While Autoregressive (AR) Transformer-based Generative Language Models are frequently employed for lookahead tasks, recent research suggests a potential discrepancy in their ability to perform planning tasks that require multi-step lookahead. In this work, we investigate the distinct emergent mechanisms that arise when training AR versus Non-Autoregressive (NAR) models, such as Discrete Diffusion Models (dLLMs), on lookahead tasks. By requiring the models to plan ahead to reach the correct conclusion, we analyze how these two paradigms fundamentally differ in their approach to the problem. We identify a critical asymmetry in planning problems: while forward generation requires complex lookahead at branching junctions, reverse generation is often deterministic. This asymmetry creates an opportunity for NAR models. Through mechanistic analysis of training and inference dynamics, we demonstrate that NAR models learn to solve planning tasks by utilizing future tokens to decode backwards, avoiding the need to learn complex traversal mechanisms entirely. Consequently, we report that both AR and NAR models are able to achieve perfect accuracy on the lookahead task. However, NAR models require exponentially fewer training examples and shallower architectures compared to AR models, which often fail to converge without specific curriculum adjustments.

Figures (9)

• Figure 1: Depiction of a lookahead Star-Graph with 3 arms and 3 vertices in each arm, and a visualization of its tokenized sequence format for Original lookahead task, $1^{st}-Order$ task where the path is decoded in reverse, $\ell^{th}-Order$ task where only the first and second vertices are predicted and "Hinted" task where the true first and second vertices are provided in context.
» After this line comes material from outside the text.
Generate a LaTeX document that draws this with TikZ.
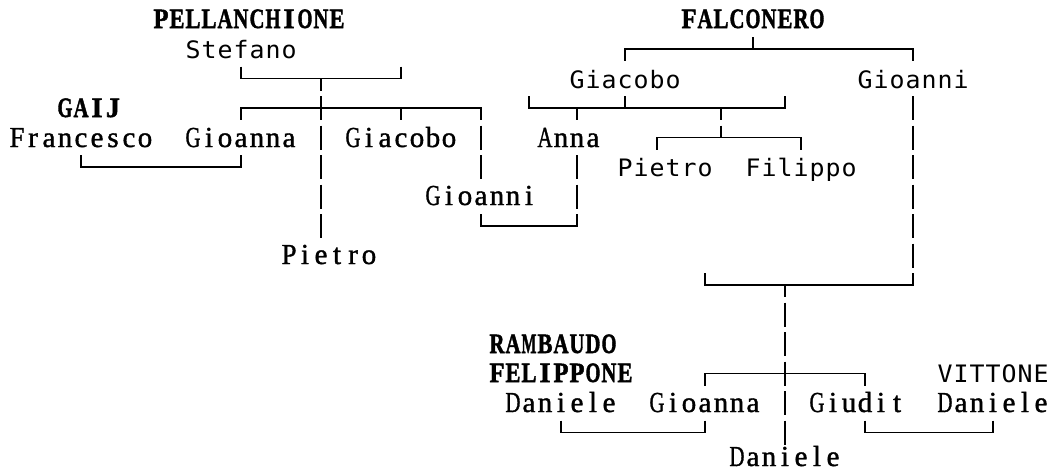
\documentclass[tikz,border=0pt]{standalone}
\usepackage{fontspec}
\usepackage{graphicx}
\newfontfamily\serfont[FakeBold=1.3]{Liberation Serif}
\newfontfamily\serbfont[FakeBold=1.8]{Liberation Serif Bold}
\newfontfamily\sansmono[FakeStretch=1.13]{DejaVu Sans Mono}
\newsavebox\cellbox
\newcommand\mcell[1]{\sbox\cellbox{#1}\makebox[16pt][c]{\ifdim\wd\cellbox>15pt\relax\resizebox{15pt}{\height}{\usebox\cellbox}\else\usebox\cellbox\fi}}
\def\cells#1{\cellsloop#1\relax}
\def\cellsloop#1{\ifx\relax#1\else\mcell{#1}\expandafter\cellsloop\fi}
\tikzset{
  txt/.style={anchor=base west, inner sep=0pt, outer sep=0pt},
  ser/.style={txt, font=\serfont\fontsize{29}{30}\selectfont},
  serb/.style={txt, font=\serbfont\fontsize{28}{30}\selectfont},
  sanst/.style={txt, font=\sansmono\fontsize{24}{28}\selectfont},
  hbar/.style={line width=1.8pt, line cap=rect},
  vbar/.style={line width=1.8pt, dash pattern=on 24pt off 5.5pt},
  vmid/.style={vbar, dash phase=12pt},
}
\begin{document}
\begin{tikzpicture}[x=1pt,y=-1pt]
\useasboundingbox (0,0) rectangle (1050,471);
% ---- names ----
\node[serb] (pell) at (153,28) {\cells{PELLANCHIONE}};
\node[serb] (fal) at (681,28) {\cells{FALCONERO}};
\node[sanst] (stef) at (185,58) {\cells{Stefano}};
\node[sanst] (giacR) at (569,88) {\cells{Giacobo}};
\node[sanst] (gioanniR) at (857,88) {\cells{Gioanni}};
\node[serb] (gaij) at (57,117) {\cells{GAIJ}};
\node[ser] (franc) at (9,147) {\cells{Francesco}};
\node[ser] (gioannaL) at (185,147) {\cells{Gioanna}};
\node[ser] (giacL) at (345,147) {\cells{Giacobo}};
\node[ser] (anna) at (537,147) {\cells{Anna}};
\node[sanst] (pietroR) at (617,176) {\cells{Pietro}};
\node[sanst] (filippo) at (745,176) {\cells{Filippo}};
\node[ser] (gioanniM) at (425,205) {\cells{Gioanni}};
\node[ser] (pietroL) at (281,264) {\cells{Pietro}};
\node[serb] (ramb) at (489,353) {\cells{RAMBAUDO}};
\node[serb] (felip) at (489,382) {\cells{FELIPPONE}};
\node[sanst] (vitt) at (937,382) {\cells{VITTONE}};
\node[ser] (danL) at (505,412) {\cells{Daniele}};
\node[ser] (gioannaB) at (649,412) {\cells{Gioanna}};
\node[ser] (giudit) at (809,412) {\cells{Giudit}};
\node[ser] (danR) at (937,412) {\cells{Daniele}};
\node[ser] (danB) at (729,466) {\cells{Daniele}};
% ---- junction coordinates ----
\coordinate (sw) at (401,66.5);
\coordinate (sj) at (321,78.5);
\coordinate (ax) at (577,155);
\coordinate (gl) at (529,96);
\coordinate (gr) at (785,96);
\coordinate (gj) at (721,108);
\coordinate (pr) at (657,137.5);
\coordinate (ml) at (705,273);
\coordinate (mj) at (785,285);
\coordinate (cr) at (865,373.5);
% ---- Pellanchione family ----
\draw[vbar] (stef.south |- 0,66.5) -- (stef.south |- 0,78.5);
\draw[vbar] (sw) -- (sw |- 0,78.5);
\draw[hbar] (stef.south |- 0,78.5) -- (sw |- 0,78.5);
\draw[vmid] (sj) -- (sj |- 0,238);
\draw[hbar] (gioannaL.south |- 0,108) -- (gioanniM.south |- 0,108);
\draw[vmid] (gioannaL.south |- 0,108) -- (gioannaL.south |- 0,120);
\draw[vmid] (giacL.south |- 0,108) -- (giacL.south |- 0,120);
\draw[vmid] (gioanniM.north |- 0,108) -- (gioanniM.north |- 0,179);
% Francesco -- Gioanna
\draw[vbar] (franc.south |- 0,155) -- (franc.south |- 0,167);
\draw[vbar] (gioannaL.south |- 0,155) -- (gioannaL.south |- 0,167);
\draw[hbar] (franc.south |- 0,167) -- (gioannaL.south |- 0,167);
% Gioanni -- Anna
\draw[vbar] (gioanniM.south |- 0,214) -- (gioanniM.south |- 0,226);
\draw[vbar] (ax) -- (ax |- 0,226);
\draw[hbar] (gioanniM.south |- 0,226) -- (ax |- 0,226);
% ---- Falconero family ----
\draw[vbar] (fal.south |- 0,37) -- (fal.south |- 0,49);
\draw[hbar] (giacR.north |- 0,49) -- (gioanniR.north |- 0,49);
\draw[vmid] (giacR.north |- 0,49) -- (giacR.north |- 0,61);
\draw[vmid] (gioanniR.north |- 0,49) -- (gioanniR.north |- 0,61);
% Giacobo bar
\draw[vbar] (gl) -- (gl |- 0,108);
\draw[vbar] (giacR.south |- 0,96) -- (giacR.south |- 0,108);
\draw[vbar] (gr) -- (gr |- 0,108);
\draw[hbar] (gl |- 0,108) -- (gr |- 0,108);
\draw[vmid] (ax |- 0,108) -- (ax |- 0,120);
\draw[vmid] (gj) -- (gj |- 0,137.5);
% Pietro / Filippo
\draw[hbar] (pr) -- (filippo.north |- 0,137.5);
\draw[vmid] (pr) -- (pr |- 0,149.5);
\draw[vmid] (filippo.north |- 0,137.5) -- (filippo.north |- 0,149.5);
% Gioanni (Falconero) down to marriage
\draw[vbar] (gioanniR.south |- 0,96) -- (gioanniR.south |- 0,285);
\draw[hbar] (ml |- 0,285) -- (gioanniR.south |- 0,285);
\draw[vbar] (ml) -- (ml |- 0,285);
\draw[vmid] (mj) -- (danB.north |- 0,444.5);
% children bar
\draw[hbar] (gioannaB.north |- 0,373.5) -- (cr);
\draw[vmid] (gioannaB.north |- 0,373.5) -- (gioannaB.north |- 0,385.5);
\draw[vmid] (cr) -- (cr |- 0,385.5);
% Daniele -- Gioanna
\draw[vbar] (danL.south |- 0,420.5) -- (danL.south |- 0,432.5);
\draw[vbar] (gioannaB.south |- 0,420.5) -- (gioannaB.south |- 0,432.5);
\draw[hbar] (danL.south |- 0,432.5) -- (gioannaB.south |- 0,432.5);
% Giudit -- Daniele
\draw[vbar] (cr |- 0,420.5) -- (cr |- 0,432.5);
\draw[vbar] (danR.south |- 0,420.5) -- (danR.south |- 0,432.5);
\draw[hbar] (cr |- 0,432.5) -- (danR.south |- 0,432.5);
\end{tikzpicture}
\end{document}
Purple indicates tokens predicted at test time.
• Figure 2: Comparison of AR models trained with (orange) and without (pink) gradients on the graph prefix across graph settings. All models were trained on up-to 50M distinct training examples.
• Figure 3: A visualization of the dLLM's NAR decoding process across different graph settings. The x-axis represents the vertex position in the path, and the y-axis represents the decoding step. Color indicates the percentage of examples where a specific token was unmasked (predicted) at a given step.
• Figure 4: A comparison of the training dynamics of AR and NAR models depicting the per-position (vertex) average accuracy over the test set. Note that "G(2,10) - AR" did not reach convergence. For visualization purposes, the x-axis scale varies across.
• Figure 5: Training convergence comparison between AR and NAR models across varying graph complexities ($G(d, l)$). The y-axis denotes the exact-match accuracy on a held-out test set, while the x-axis indicates the number of unique training examples observed.